Brooklyn teachers (from left) Dassika Joseph of PS/IS 30, Joe Bianco of PS 102 and Ana Quintuna of PS 105 are featured in the UFT commercial.

With the new Department of Education-UFT contract that increases educators’ professional voice going into effect, it’s only fitting that the union’s latest television ad campaign focuses on that very subject.

View the ad »

The spot, which debuted on Jan. 23, is expected to reach more than 11 million broadcast and cable viewers and make 4 million impressions in streaming services and on Facebook before ending its run on Feb. 1.
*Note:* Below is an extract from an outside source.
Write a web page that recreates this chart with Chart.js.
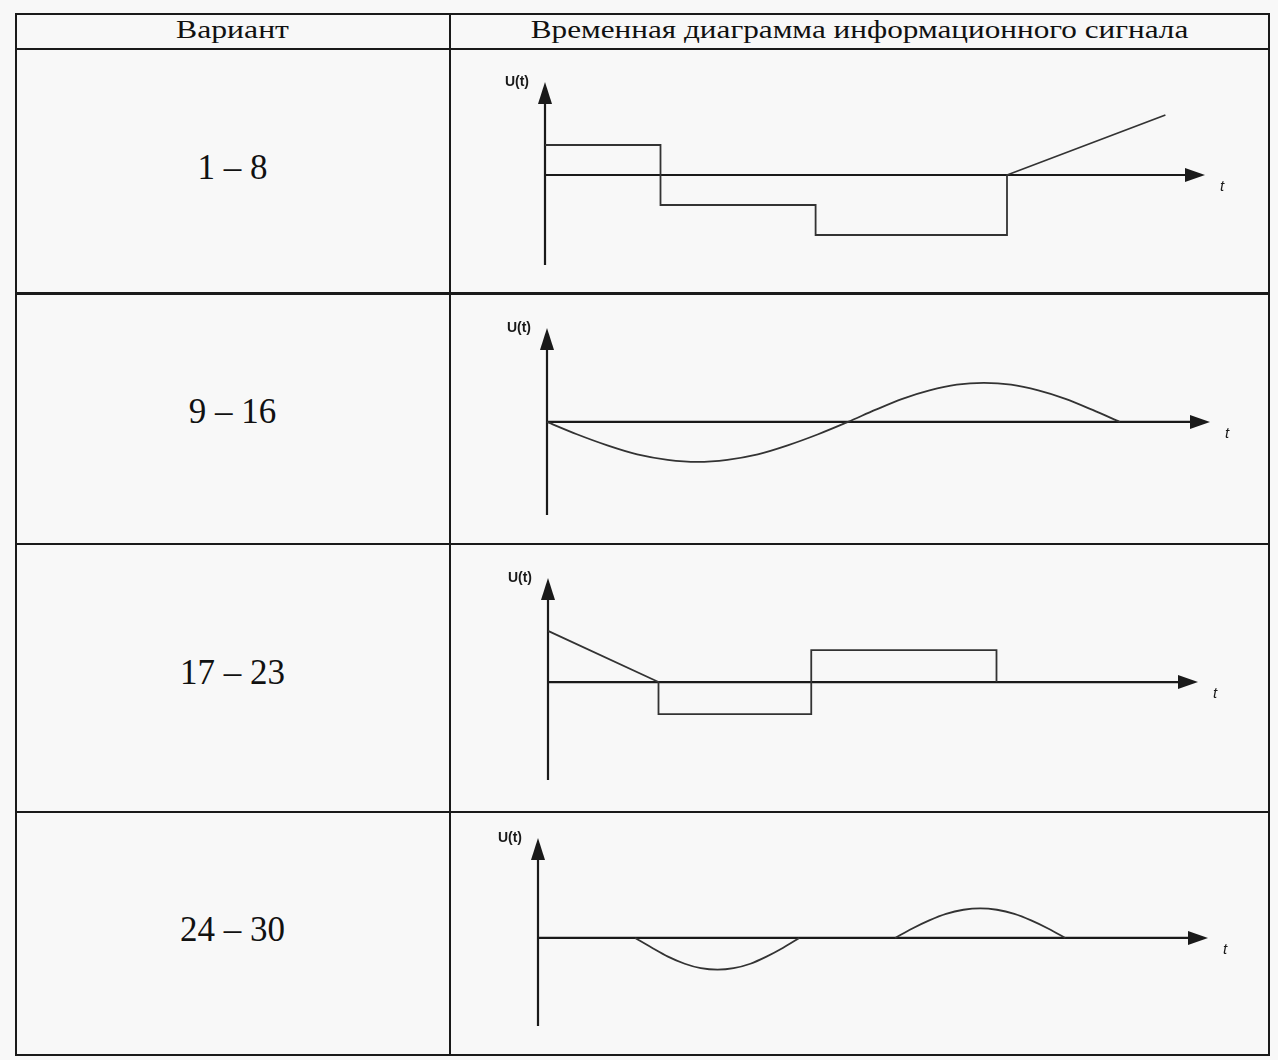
<!DOCTYPE html>
<html lang="ru">
<head>
<meta charset="utf-8">
<script src="https://cdn.jsdelivr.net/npm/chart.js@4"></script>
<style>
  body { margin: 0; background: #f8f8f8; width: 1278px; height: 1060px; position: relative; overflow: hidden; }
  .hl, .vl { position: absolute; background: #1a1a1a; }
  .txt { position: absolute; font-family: "Liberation Serif", "DejaVu Serif", serif; color: #111; white-space: nowrap; transform-origin: center; }
  canvas { position: absolute; }
</style>
</head>
<body>
<div class="hl" style="left:15px; top:13px; width:1255px; height:2px"></div>
<div class="hl" style="left:15px; top:48px; width:1255px; height:2px"></div>
<div class="hl" style="left:15px; top:292px; width:1255px; height:3px"></div>
<div class="hl" style="left:15px; top:543px; width:1255px; height:2px"></div>
<div class="hl" style="left:15px; top:811px; width:1255px; height:2px"></div>
<div class="hl" style="left:15px; top:1054px; width:1255px; height:2px"></div>
<div class="vl" style="left:15px; top:13px; width:2px; height:1043px"></div>
<div class="vl" style="left:449px; top:13px; width:2px; height:1043px"></div>
<div class="vl" style="left:1268px; top:13px; width:2px; height:1043px"></div>

<div class="txt" style="left:15px; width:435px; top:13px; text-align:center; font-size:26px; line-height:34px; transform:scaleX(1.22)">Вариант</div>
<div class="txt" style="left:451px; width:817px; top:13px; text-align:center; font-size:26px; line-height:34px; transform:scaleX(1.2)">Временная диаграмма информационного сигнала</div>

<div id="rows"></div>

<canvas id="c1" width="816" height="242" style="left:451px; top:50px"></canvas>
<canvas id="c2" width="816" height="247" style="left:451px; top:295px"></canvas>
<canvas id="c3" width="816" height="265" style="left:451px; top:545px"></canvas>
<canvas id="c4" width="816" height="240" style="left:451px; top:813px"></canvas>

<script>
// row labels
const variants = ['1 – 8', '9 – 16', '17 – 23', '24 – 30'];
const variantY = [168, 412, 673, 930];

// signal 1: steps then ramp
const t1 = [0, 1.75, 1.75, 4.1, 4.1, 7.0, 7.0, 9.4];
const u1 = [1, 1, -1, -1, -2, -2, 0, 2];

// signal 2: one full (uneven) wave
const t2 = [0, 0.45, 0.91, 1.36, 1.82, 2.27, 2.72, 3.18, 3.63, 4.09, 4.54,
            4.95, 5.36, 5.77, 6.18, 6.59, 7.0, 7.41, 7.82, 8.23, 8.64];
const u2 = [0, -0.41, -0.78, -1.08, -1.26, -1.33, -1.26, -1.08, -0.78, -0.41, 0,
            0.40, 0.77, 1.05, 1.24, 1.3, 1.24, 1.05, 0.77, 0.40, 0];

// signal 3: ramp down then pulses
const t3 = [0, 1.7, 1.7, 4.05, 4.05, 6.9, 6.9];
const u3 = [1.6, 0, -1, -1, 1, 1, 0];

// signal 4: two half-waves with a pause
const t4a = [1.45, 1.70, 1.94, 2.19, 2.43, 2.68, 2.92, 3.17, 3.41, 3.66, 3.9];
const u4a = [0, -0.33, -0.63, -0.87, -1.02, -1.07, -1.02, -0.87, -0.63, -0.33, 0];
const t4b = [5.33, 5.58, 5.84, 6.09, 6.35, 6.6, 6.85, 7.11, 7.36, 7.62, 7.87];
const u4b = [0, 0.31, 0.59, 0.81, 0.95, 1.0, 0.95, 0.81, 0.59, 0.31, 0];

const rows = document.getElementById('rows');
variants.forEach((v, i) => {
  const d = document.createElement('div');
  d.className = 'txt';
  d.style.cssText = `left:15px; width:435px; top:${variantY[i] - 22}px; text-align:center; font-size:35px; line-height:44px;`;
  d.textContent = v;
  rows.appendChild(d);
});

const axesArrows = {
  id: 'axesArrows',
  beforeDatasetsDraw(chart) {
    const { ctx, chartArea: a, scales: { x, y } } = chart;
    const x0 = x.getPixelForValue(0);
    const y0 = y.getPixelForValue(0);
    ctx.save();
    ctx.strokeStyle = '#1a1a1a';
    ctx.fillStyle = '#1a1a1a';
    ctx.lineWidth = 2.2;
    ctx.beginPath();
    ctx.moveTo(x0, a.bottom);
    ctx.lineTo(x0, a.top + 16);
    ctx.moveTo(x0, y0);
    ctx.lineTo(a.right - 14, y0);
    ctx.stroke();
    ctx.beginPath();
    ctx.moveTo(x0, a.top);
    ctx.lineTo(x0 - 7, a.top + 22);
    ctx.lineTo(x0 + 7, a.top + 22);
    ctx.closePath();
    ctx.fill();
    ctx.beginPath();
    ctx.moveTo(a.right, y0);
    ctx.lineTo(a.right - 20, y0 - 7);
    ctx.lineTo(a.right - 20, y0 + 7);
    ctx.closePath();
    ctx.fill();
    ctx.font = 'bold 14px "Liberation Sans", Arial, sans-serif';
    ctx.textAlign = 'right';
    ctx.textBaseline = 'middle';
    ctx.fillText('U(t)', x0 - 16, a.top);
    ctx.textAlign = 'left';
    ctx.font = 'italic 15px "Liberation Sans", Arial, sans-serif';
    ctx.fillText('t', a.right + 15, y0 + 12);
    ctx.restore();
  }
};

function makeChart(id, series, pad, yMin, yMax, smooth) {
  const ctx = document.getElementById(id).getContext('2d');
  return new Chart(ctx, {
    type: 'line',
    data: {
      datasets: series.map(([ts, us]) => ({
        data: ts.map((t, i) => ({ x: t, y: us[i] })),
        borderColor: '#333',
        borderWidth: 1.8,
        pointRadius: 0,
        tension: smooth ? 0.3 : 0,
        fill: false,
        clip: false,
      })),
    },
    options: {
      responsive: false,
      animation: false,
      devicePixelRatio: 1,
      layout: { padding: pad },
      plugins: { legend: { display: false }, tooltip: { enabled: false } },
      scales: {
        x: { type: 'linear', min: 0, max: 10, display: false },
        y: { type: 'linear', min: yMin, max: yMax, display: false },
      },
    },
    plugins: [axesArrows],
  });
}

makeChart('c1', [[t1, u1]], { left: 94, right: 62, top: 32, bottom: 27 }, -3.0, 3.1, false);
makeChart('c2', [[t2, u2]], { left: 96, right: 57, top: 33, bottom: 27 }, -3.1, 3.13, true);
makeChart('c3', [[t3, u3]], { left: 97, right: 69, top: 33, bottom: 30 }, -3.06, 3.25, false);
makeChart('c4', [[t4a, u4a], [t4b, u4b]], { left: 87, right: 59, top: 25, bottom: 27 }, -2.97, 3.37, true);
</script>
</body>
</html>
“As teachers, we should have a right to say what goes on in the classroom because we all want the best for our students,” said Ana Quintuna, a pre-K Spanish bilingual teacher at PS 105 in Brooklyn, one of three UFT members featured in the ad. “Us having a voice as a teacher goes a long way.”

Quintuna said teachers, parents and other school staff work in partnership.  “Each of us having a voice in each child’s education is huge,” she said. “Ultimately, this is what shapes the future for our students.”

The ad begins with the outside of a school and cuts to a music class where students are rehearsing, directed by Dassika Joseph, a teacher at PS/IS 30 in Brooklyn.  “Having a voice makes us strong and makes our public schools even stronger,” she declares.

After Quintuna introduces the union, Joe Bianco, a teacher at PS 102 in Brooklyn, says, “When it’s time to speak up for our students, you’ll hear us loud and clear.”

The song running throughout the ad crescendos at the end with a student in the chorus singing, “And make a mighty noise!”

The ad is appearing on programs such as “The Late Show with Stephen Colbert,” “The Tonight Show with Jimmy Fallon,” “Morning Joe,” “Good Morning America” and stations such as CNN, MSNBC, NY1 and the Food Network. The spot also ran on Hulu and other streaming services.

After the first day the ad appeared, Quintuna said she received a number of calls from co-workers and friends saying they’d seen her on TV.

“This was the first time I’d done something like this and it was a great experience,” she said.

She was, however, relieved to note, “No one’s asked for my autograph yet.”